Cowgirls and Angels: Dakota's Summer is a 2014 independently produced family drama, written and directed by Timothy Armstrong, and starring Haley Ramm and Keith Carradine. It is a sequel to the 2012 film Cowgirls 'n Angels. The film premiered at the 2014 Dallas International Film Festival.

==Plot==
Dakota Rose (Haley Ramm) dreams of following in her famous family's footsteps and becoming a champion trick rider. However the shocking news that she was in fact adopted at birth leads her to question both herself and her place in her family's legacy.

==Cast==
- Haley Ramm as Dakota Rose
- Keith Carradine as Austin Rose
- Haley Pullos as Marybeth Mitchell
- Jade Pettyjohn as Summer Jennings
- Emily Bett Rickards as Kristin Rose
- Marin Hinkle as Clara
- Julie Ann Emery as Annie Cayne
- Bryan Dechart as Taylor Chase
- Spencer Boldman as Bryce
- Leslie-Anne Huff as Madison De La Cruz
- Glynn Turman as Isaac Benson
- Kimberly Whalen as Dawn Morton

==Production==
===Casting===
In July 2013, it was announced that Spencer Boldman would be starring in the movie, opposite Haley Ramm.

===Filming===
The film was originally planned to be filmed in Texas but producer Ben Feingold took the decision to relocate the production to Louisiana just weeks before shooting was due to begin because of tax credit incentives offered by the state. Much of the filming took place in the town of Keachi.

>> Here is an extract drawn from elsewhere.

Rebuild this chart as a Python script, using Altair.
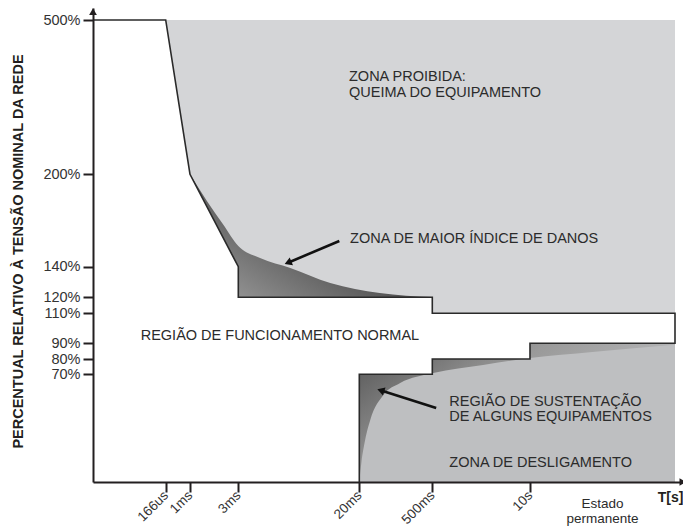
import altair as alt
import pandas as pd

# ---------------- axis ticks ----------------
x_tick_values = [1, 2, 3, 4, 5, 6]
x_tick_labels = ["166us", "1ms", "3ms", "20ms", "500ms", "10s"]
y_tick_values = [70, 80, 90, 110, 120, 140, 200, 500]

# schematic (piecewise) scales: time index -> position, percent -> position
x_domain = [0, 1, 2, 3, 4, 5, 6, 7, 7.5]
x_range = [0, 72.7, 97, 145.3, 266.3, 339.3, 437, 582, 590]
y_domain = [0, 70, 80, 90, 110, 120, 140, 200, 500, 520]
y_range = [474, 366.3, 351, 335.3, 305.3, 289.3, 258.7, 166.3, 12, 0]

# ---------------- regions ----------------
boundary_x = [0, 1, 2, 3, 3, 5, 5, 7, 7, 6, 6, 5, 5, 4, 4]
boundary_y = [500, 500, 200, 140, 120, 120, 110, 110, 90, 90, 80, 80, 70, 70, 0]

safe_x = [0, 1, 2, 3, 3, 4, 4, 5, 5, 6, 6, 7]
safe_top = [500, 500, 200, 140, 120, 120, 120, 120, 110, 110, 110, 110]
safe_bottom = [0, 0, 0, 0, 0, 0, 70, 70, 80, 80, 90, 90]

forbidden_x = [1, 7]
forbidden_top = [500, 500]
forbidden_bottom = [110, 110]

shutdown_x = [4, 7]
shutdown_top = [90, 90]
shutdown_bottom = [0, 0]

damage_x = [2, 2.35, 2.68, 3, 3.18, 3.43, 3.76, 4.28, 5]
damage_y = [200, 182.7, 167.7, 153.5, 145.7, 139.2, 129.4, 122.8, 120.2]
damage_floor = [120] * len(damage_x)

sustain_x = [4, 4.03, 4.08, 4.15, 4.33, 4.56, 5.01, 5.52, 6, 6.43, 7]
sustain_y = [0, 13, 27.3, 40.3, 56.5, 64.3, 70.8, 76.1, 80.6, 84.5, 89.0]
sustain_ceiling = [90] * len(sustain_x)

# ---------------- annotations ----------------
ann_text = ["ZONA PROIBIDA:", "QUEIMA DO EQUIPAMENTO", "ZONA DE MAIOR ÍNDICE DE DANOS",
            "REGIÃO DE FUNCIONAMENTO NORMAL", "REGIÃO DE SUSTENTAÇÃO",
            "DE ALGUNS EQUIPAMENTOS", "ZONA DE DESLIGAMENTO"]
ann_x = [3.915, 3.915, 3.924, 0.656, 5.174, 5.174, 5.174]
ann_y = [389.2, 358.1, 158.3, 95, 52.2, 42.0, 12.5]

below_text = ["Estado", "permanente"]
below_x = [6.5, 6.5]
below_y = [-14.6, -24.0]

unit_text = ["T[s]"]
unit_x = [6.97]
unit_y = [-10.4]

arrow_tail_x = [3.835, 5.04]
arrow_tail_y = [156.7, 48.1]
arrow_head_x = [3.42, 4.31]
arrow_head_y = [142.9, 59.3]

INK = "#231f20"
FONT = "Liberation Sans"

label_expr = " : ".join(
    f"datum.value == {v} ? '{t}'" for v, t in zip(x_tick_values, x_tick_labels)
) + " : ''"

x_scale = alt.Scale(domain=x_domain, range=x_range, nice=False, zero=False)
y_scale = alt.Scale(domain=y_domain, range=y_range, nice=False, zero=False)

x_axis = alt.Axis(values=x_tick_values, labelExpr=label_expr, title=None, grid=False,
                  labelAngle=-45, labelAlign="right", labelBaseline="middle",
                  labelPadding=1, labelFont=FONT, labelFontSize=13.5, labelColor="#333333",
                  tickSize=10, tickWidth=2, tickColor=INK, domainColor=INK, domainWidth=2,
                  zindex=1, labelOverlap=False)
y_axis = alt.Axis(values=y_tick_values, labelExpr="datum.value + '%'", grid=False,
                  title="PERCENTUAL RELATIVO À TENSÃO NOMINAL DA REDE",
                  titleFont=FONT, titleFontSize=14.5, titleFontWeight="bold", titleColor=INK,
                  titleX=-75, titleY=243, titleAlign="center", titleBaseline="middle",
                  titleAngle=270,
                  labelPadding=3, labelFont=FONT, labelFontSize=14.5, labelColor="#333333",
                  tickSize=10, tickWidth=2, tickColor=INK, domainColor=INK, domainWidth=2,
                  zindex=1, labelOverlap=False)


def X(f):
    return alt.X(f, type="quantitative", scale=x_scale, axis=x_axis)


def Y(f):
    return alt.Y(f, type="quantitative", scale=y_scale, axis=y_axis)


def band(xs, top, bottom):
    return pd.DataFrame({"x": xs, "top": top, "bottom": bottom, "i": range(len(xs))})


forbidden = alt.Chart(band(forbidden_x, forbidden_top, forbidden_bottom)).mark_area(
    color="#d4d5d7").encode(x=X("x"), y=Y("top"), y2="bottom")

damage = alt.Chart(band(damage_x, damage_y, damage_floor)).mark_area(
    interpolate="monotone",
    color=alt.Gradient(gradient="linear", x1=0.1, y1=1, x2=0.6, y2=0.6,
                       stops=[alt.GradientStop(color="#9a9a9a", offset=0),
                              alt.GradientStop(color="#505050", offset=1)])
).encode(x=X("x"), y=Y("top"), y2="bottom")

shutdown = alt.Chart(band(shutdown_x, shutdown_top, shutdown_bottom)).mark_area(
    color="#bebfc1").encode(x=X("x"), y=Y("top"), y2="bottom")

sustain = alt.Chart(band(sustain_x, sustain_ceiling, sustain_y)).mark_area(
    interpolate="monotone",
    color=alt.Gradient(gradient="linear", x1=0, y1=0.2, x2=1, y2=0.8,
                       stops=[alt.GradientStop(color="#606060", offset=0),
                              alt.GradientStop(color="#9a9a9a", offset=0.35),
                              alt.GradientStop(color="#bebfc1", offset=0.8)])
).encode(x=X("x"), y=Y("top"), y2="bottom")

safe = alt.Chart(band(safe_x, safe_top, safe_bottom)).mark_area(
    color="white").encode(x=X("x"), y=Y("top"), y2="bottom")

outline = alt.Chart(pd.DataFrame({"x": boundary_x, "y": boundary_y,
                                  "i": range(len(boundary_x))})).mark_line(
    color="#2a2a2a", strokeWidth=1.6).encode(x=X("x"), y=Y("y"), order="i:Q")

ann = alt.Chart(pd.DataFrame({"x": ann_x, "y": ann_y, "t": ann_text})).mark_text(
    align="left", baseline="middle", font=FONT, fontSize=14.5, color="#2b2b2b"
).encode(x=X("x"), y=Y("y"), text="t:N")

below = alt.Chart(pd.DataFrame({"x": below_x, "y": below_y, "t": below_text})).mark_text(
    align="center", baseline="middle", font=FONT, fontSize=13.5, color="#2b2b2b"
).encode(x=X("x"), y=Y("y"), text="t:N")

unit = alt.Chart(pd.DataFrame({"x": unit_x, "y": unit_y, "t": unit_text})).mark_text(
    align="center", baseline="middle", font=FONT, fontSize=14, fontWeight="bold", color=INK
).encode(x=X("x"), y=Y("y"), text="t:N")

arrows_df = pd.DataFrame({"x": arrow_tail_x, "y": arrow_tail_y,
                          "x2": arrow_head_x, "y2": arrow_head_y})
shafts = alt.Chart(arrows_df).mark_rule(color="#111111", strokeWidth=2.6).encode(
    x=X("x"), y=Y("y"), x2="x2", y2="y2")

head1 = alt.Chart(pd.DataFrame({"x": arrow_head_x[:1], "y": arrow_head_y[:1]})).mark_point(
    shape="triangle", filled=True, opacity=1, size=70, angle=247, color="#111111"
).encode(x=X("x"), y=Y("y"))
head2 = alt.Chart(pd.DataFrame({"x": arrow_head_x[1:], "y": arrow_head_y[1:]})).mark_point(
    shape="triangle", filled=True, opacity=1, size=70, angle=288, color="#111111"
).encode(x=X("x"), y=Y("y"))

yarrow = alt.Chart(pd.DataFrame({"x": [0], "y": [512]})).mark_point(
    shape="triangle", filled=True, opacity=1, size=60, angle=0, color=INK
).encode(x=X("x"), y=Y("y"))
xarrow = alt.Chart(pd.DataFrame({"x": [7.42], "y": [0]})).mark_point(
    shape="triangle", filled=True, opacity=1, size=60, angle=90, color=INK
).encode(x=X("x"), y=Y("y"))

chart = alt.layer(
    forbidden, damage, shutdown, sustain, safe, outline,
    shafts, head1, head2, ann, below, unit, yarrow, xarrow
).properties(
    width=590, height=474,
    autosize=alt.AutoSizeParams(type="none"),
    padding={"left": 85, "top": 0, "right": 0, "bottom": 49},
    background="white",
).configure_view(stroke=None)

chart.save("out.html", embed_options={"renderer": "svg", "actions": False})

Ramm had previous experience horse-riding but was only permitted to perform limited 'horse-tricks', due to concerns that the actress may get hurt. The majority of the horse-riding stunts featured in the film were performed by Texas-based all-female trick-riding group 'The Dynamite Dames'.

==Soundtrack==
Country artist Amber Hayes recorded a cover version of "Cotton-Eyed Joe" for the film, produced by Charles Kelley. The singer appears in a cameo role in the film, performing the track. Her original track "Home" also features on the film's soundtrack.

==Release==
The film premiered at the 2014 Dallas International Film Festival. The film was released digitally on April 1, 2014, and on DVD on April 25, 2014.